Now, there is such a thing as real balance. Real balance is a genuine striving for truth: a willingness to both recognize and honestly explore the multiplicity of viewpoints as well as facts that are part of the naturally complex nature of truth. It is complicated and hard work. Of course, real, hard truth is elusive and rare; but the striving is what brings us closer to it.

However, a genuine balance does not countenance obvious falsehoods where it encounters them. It does not treat misinformation as a legitimate "counter" to reasonably established facts, as though a falsehood were just another opinion. It does not put lies on an even footing with facts.

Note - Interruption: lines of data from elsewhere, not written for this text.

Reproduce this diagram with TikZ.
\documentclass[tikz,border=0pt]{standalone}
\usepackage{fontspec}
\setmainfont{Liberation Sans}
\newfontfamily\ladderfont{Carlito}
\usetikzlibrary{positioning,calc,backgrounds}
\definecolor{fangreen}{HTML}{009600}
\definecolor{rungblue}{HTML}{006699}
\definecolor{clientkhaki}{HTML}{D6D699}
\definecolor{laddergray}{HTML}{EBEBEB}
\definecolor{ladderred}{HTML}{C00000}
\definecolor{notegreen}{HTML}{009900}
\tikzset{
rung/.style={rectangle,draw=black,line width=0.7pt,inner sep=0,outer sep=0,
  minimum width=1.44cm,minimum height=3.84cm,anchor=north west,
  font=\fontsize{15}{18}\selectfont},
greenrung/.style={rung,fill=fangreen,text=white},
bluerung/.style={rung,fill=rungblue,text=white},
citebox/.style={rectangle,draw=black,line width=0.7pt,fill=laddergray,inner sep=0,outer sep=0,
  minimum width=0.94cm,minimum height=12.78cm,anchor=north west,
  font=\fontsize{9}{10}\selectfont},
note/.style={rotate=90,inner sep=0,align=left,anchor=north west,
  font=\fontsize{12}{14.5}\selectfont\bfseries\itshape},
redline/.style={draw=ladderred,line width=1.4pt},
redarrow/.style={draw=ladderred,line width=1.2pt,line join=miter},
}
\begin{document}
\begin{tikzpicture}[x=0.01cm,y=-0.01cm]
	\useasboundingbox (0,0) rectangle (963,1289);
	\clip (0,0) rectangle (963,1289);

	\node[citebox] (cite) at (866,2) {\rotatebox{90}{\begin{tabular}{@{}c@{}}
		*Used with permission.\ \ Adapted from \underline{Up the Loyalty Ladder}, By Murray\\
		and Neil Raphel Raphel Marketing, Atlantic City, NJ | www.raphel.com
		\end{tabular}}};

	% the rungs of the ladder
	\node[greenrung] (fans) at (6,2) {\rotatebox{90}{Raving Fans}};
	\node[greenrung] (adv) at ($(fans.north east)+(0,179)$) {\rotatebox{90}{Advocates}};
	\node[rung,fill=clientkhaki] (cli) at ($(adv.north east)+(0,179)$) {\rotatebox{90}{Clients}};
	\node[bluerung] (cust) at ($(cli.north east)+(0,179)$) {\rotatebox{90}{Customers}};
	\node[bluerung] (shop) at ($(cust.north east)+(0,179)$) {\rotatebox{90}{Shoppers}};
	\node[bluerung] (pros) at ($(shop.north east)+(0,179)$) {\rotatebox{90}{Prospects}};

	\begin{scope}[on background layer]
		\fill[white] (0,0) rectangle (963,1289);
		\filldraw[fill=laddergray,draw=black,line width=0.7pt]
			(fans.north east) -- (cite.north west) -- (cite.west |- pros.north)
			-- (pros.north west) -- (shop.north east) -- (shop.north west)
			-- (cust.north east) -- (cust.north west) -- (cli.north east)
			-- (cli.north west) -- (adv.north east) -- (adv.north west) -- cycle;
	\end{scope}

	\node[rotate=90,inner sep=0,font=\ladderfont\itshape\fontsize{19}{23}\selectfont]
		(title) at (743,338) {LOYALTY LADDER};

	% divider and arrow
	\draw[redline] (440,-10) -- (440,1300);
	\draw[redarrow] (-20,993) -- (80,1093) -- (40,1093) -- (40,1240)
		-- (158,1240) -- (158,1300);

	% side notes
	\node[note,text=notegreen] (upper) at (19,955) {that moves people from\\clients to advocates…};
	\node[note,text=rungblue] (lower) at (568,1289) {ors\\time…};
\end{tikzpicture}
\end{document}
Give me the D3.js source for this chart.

Unfortunately, that is exactly what we have gotten, in increasing doses, as standard practice from the nation's press for the past decade. As I argued previously regarding the growth of "intelligent design" as a right-wing religious stratagem:

The key piece of illogic is one that has especially lodged itself in the media in recent years: The notion that a demonstrably true fact can be properly countered by a demonstrably false one -- and that the two, placed side by side, represent a kind of "balance" in the national discourse. This is the Foxcist model of Newspeak, in which "fair and balanced" comes to mean its exact opposite.

This kind of "balance" is a direct product of the right-wing myth of the "liberal media". Having worked in the media for many years, I can attest that it may often exhibit a bias, but it is not a liberal one; it is a self-interested one. And having dealt with many ideologues of all stripes in my various media capacities over the years, one of the distinguishing characteristics of movement conservatives that I observed is their knee-jerk and oft-shouted belief that any position contrary to or critical of their official party line is, by definition, "liberal."

What "balance" has become, in essence, is a fig leaf for broadcasting falsehoods on behalf of right-wing propaganda efforts. In the process, it has become a major means for transmitting extremist beliefs into the mainstream. The Schiavo matter is only the most prominent recent example of this.